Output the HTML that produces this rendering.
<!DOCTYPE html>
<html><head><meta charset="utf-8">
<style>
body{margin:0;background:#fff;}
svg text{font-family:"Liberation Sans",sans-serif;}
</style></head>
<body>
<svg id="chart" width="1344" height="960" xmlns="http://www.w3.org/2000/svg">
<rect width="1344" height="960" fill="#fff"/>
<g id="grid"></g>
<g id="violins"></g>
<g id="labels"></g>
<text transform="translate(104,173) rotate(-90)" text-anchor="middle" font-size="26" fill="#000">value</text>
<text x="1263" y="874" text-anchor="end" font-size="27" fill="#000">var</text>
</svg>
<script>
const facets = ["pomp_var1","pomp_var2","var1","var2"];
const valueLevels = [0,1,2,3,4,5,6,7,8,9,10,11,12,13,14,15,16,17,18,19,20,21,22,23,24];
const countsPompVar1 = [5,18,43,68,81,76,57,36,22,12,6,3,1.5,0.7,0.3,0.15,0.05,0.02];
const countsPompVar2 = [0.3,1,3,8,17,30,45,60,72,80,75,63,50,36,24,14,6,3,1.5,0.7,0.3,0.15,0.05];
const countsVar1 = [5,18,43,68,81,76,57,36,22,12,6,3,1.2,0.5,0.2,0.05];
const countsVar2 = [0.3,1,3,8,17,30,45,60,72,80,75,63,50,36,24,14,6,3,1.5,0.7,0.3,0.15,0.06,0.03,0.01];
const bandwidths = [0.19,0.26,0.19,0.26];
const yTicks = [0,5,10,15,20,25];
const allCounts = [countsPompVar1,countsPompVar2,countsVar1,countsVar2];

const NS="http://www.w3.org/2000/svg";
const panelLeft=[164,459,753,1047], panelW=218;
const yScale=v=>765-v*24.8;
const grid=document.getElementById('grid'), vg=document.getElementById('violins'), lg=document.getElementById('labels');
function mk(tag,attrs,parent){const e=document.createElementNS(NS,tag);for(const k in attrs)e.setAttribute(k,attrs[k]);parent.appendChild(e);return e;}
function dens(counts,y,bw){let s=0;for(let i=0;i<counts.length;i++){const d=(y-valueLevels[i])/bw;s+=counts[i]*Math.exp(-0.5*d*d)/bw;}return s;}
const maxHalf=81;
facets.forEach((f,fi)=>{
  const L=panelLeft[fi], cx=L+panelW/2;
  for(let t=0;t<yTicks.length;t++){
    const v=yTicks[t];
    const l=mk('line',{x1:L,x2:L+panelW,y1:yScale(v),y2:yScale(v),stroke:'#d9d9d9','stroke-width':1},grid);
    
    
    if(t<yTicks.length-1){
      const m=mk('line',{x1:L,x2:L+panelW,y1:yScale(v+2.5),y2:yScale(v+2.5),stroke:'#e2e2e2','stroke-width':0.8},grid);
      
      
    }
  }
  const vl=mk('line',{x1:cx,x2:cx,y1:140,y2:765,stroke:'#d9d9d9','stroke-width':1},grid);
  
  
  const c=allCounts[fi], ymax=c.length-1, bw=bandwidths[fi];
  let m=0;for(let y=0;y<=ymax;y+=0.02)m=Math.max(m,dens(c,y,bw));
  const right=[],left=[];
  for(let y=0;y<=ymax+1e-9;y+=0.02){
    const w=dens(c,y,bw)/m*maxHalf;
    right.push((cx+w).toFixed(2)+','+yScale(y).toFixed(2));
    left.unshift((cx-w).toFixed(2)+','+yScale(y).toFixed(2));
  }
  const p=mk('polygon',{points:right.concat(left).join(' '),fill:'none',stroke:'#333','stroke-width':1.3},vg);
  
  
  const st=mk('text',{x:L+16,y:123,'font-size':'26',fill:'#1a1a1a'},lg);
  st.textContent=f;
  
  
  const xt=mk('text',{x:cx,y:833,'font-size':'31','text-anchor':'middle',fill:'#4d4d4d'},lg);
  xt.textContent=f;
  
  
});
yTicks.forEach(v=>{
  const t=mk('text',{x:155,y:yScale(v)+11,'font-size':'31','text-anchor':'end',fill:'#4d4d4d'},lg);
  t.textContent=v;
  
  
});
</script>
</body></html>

== == ==

§ **INSTRUCTIONS TO FOLLOW**: Extract the whole listing, character for character.

§ **SOLUTION FOR THIS PROBLEM**:
Output the HTML that produces this rendering.
<!DOCTYPE html>
<html><head><meta charset="utf-8">
<style>
body{margin:0;background:#fff;}
svg text{font-family:"Liberation Sans",sans-serif;}
</style></head>
<body>
<svg id="chart" width="1344" height="960" xmlns="http://www.w3.org/2000/svg">
<rect width="1344" height="960" fill="#fff"/>
<g id="grid"></g>
<g id="violins"></g>
<g id="labels"></g>
<text transform="translate(104,173) rotate(-90)" text-anchor="middle" font-size="26" fill="#000">value</text>
<text x="1263" y="874" text-anchor="end" font-size="27" fill="#000">var</text>
</svg>
<script>
const facets = ["pomp_var1","pomp_var2","var1","var2"];
const valueLevels = [0,1,2,3,4,5,6,7,8,9,10,11,12,13,14,15,16,17,18,19,20,21,22,23,24];
const countsPompVar1 = [5,18,43,68,81,76,57,36,22,12,6,3,1.5,0.7,0.3,0.15,0.05,0.02];
const countsPompVar2 = [0.3,1,3,8,17,30,45,60,72,80,75,63,50,36,24,14,6,3,1.5,0.7,0.3,0.15,0.05];
const countsVar1 = [5,18,43,68,81,76,57,36,22,12,6,3,1.2,0.5,0.2,0.05];
const countsVar2 = [0.3,1,3,8,17,30,45,60,72,80,75,63,50,36,24,14,6,3,1.5,0.7,0.3,0.15,0.06,0.03,0.01];
const bandwidths = [0.19,0.26,0.19,0.26];
const yTicks = [0,5,10,15,20,25];
const allCounts = [countsPompVar1,countsPompVar2,countsVar1,countsVar2];

const NS="http://www.w3.org/2000/svg";
const panelLeft=[164,459,753,1047], panelW=218;
const yScale=v=>765-v*24.8;
const grid=document.getElementById('grid'), vg=document.getElementById('violins'), lg=document.getElementById('labels');
function mk(tag,attrs,parent){const e=document.createElementNS(NS,tag);for(const k in attrs)e.setAttribute(k,attrs[k]);parent.appendChild(e);return e;}
function dens(counts,y,bw){let s=0;for(let i=0;i<counts.length;i++){const d=(y-valueLevels[i])/bw;s+=counts[i]*Math.exp(-0.5*d*d)/bw;}return s;}
const maxHalf=81;
facets.forEach((f,fi)=>{
  const L=panelLeft[fi], cx=L+panelW/2;
  for(let t=0;t<yTicks.length;t++){
    const v=yTicks[t];
    const l=mk('line',{x1:L,x2:L+panelW,y1:yScale(v),y2:yScale(v),stroke:'#d9d9d9','stroke-width':1},grid);
    
    
    if(t<yTicks.length-1){
      const m=mk('line',{x1:L,x2:L+panelW,y1:yScale(v+2.5),y2:yScale(v+2.5),stroke:'#e2e2e2','stroke-width':0.8},grid);
      
      
    }
  }
  const vl=mk('line',{x1:cx,x2:cx,y1:140,y2:765,stroke:'#d9d9d9','stroke-width':1},grid);
  
  
  const c=allCounts[fi], ymax=c.length-1, bw=bandwidths[fi];
  let m=0;for(let y=0;y<=ymax;y+=0.02)m=Math.max(m,dens(c,y,bw));
  const right=[],left=[];
  for(let y=0;y<=ymax+1e-9;y+=0.02){
    const w=dens(c,y,bw)/m*maxHalf;
    right.push((cx+w).toFixed(2)+','+yScale(y).toFixed(2));
    left.unshift((cx-w).toFixed(2)+','+yScale(y).toFixed(2));
  }
  const p=mk('polygon',{points:right.concat(left).join(' '),fill:'none',stroke:'#333','stroke-width':1.3},vg);
  
  
  const st=mk('text',{x:L+16,y:123,'font-size':'26',fill:'#1a1a1a'},lg);
  st.textContent=f;
  
  
  const xt=mk('text',{x:cx,y:833,'font-size':'31','text-anchor':'middle',fill:'#4d4d4d'},lg);
  xt.textContent=f;
  
  
});
yTicks.forEach(v=>{
  const t=mk('text',{x:155,y:yScale(v)+11,'font-size':'31','text-anchor':'end',fill:'#4d4d4d'},lg);
  t.textContent=v;
  
  
});
</script>
</body></html>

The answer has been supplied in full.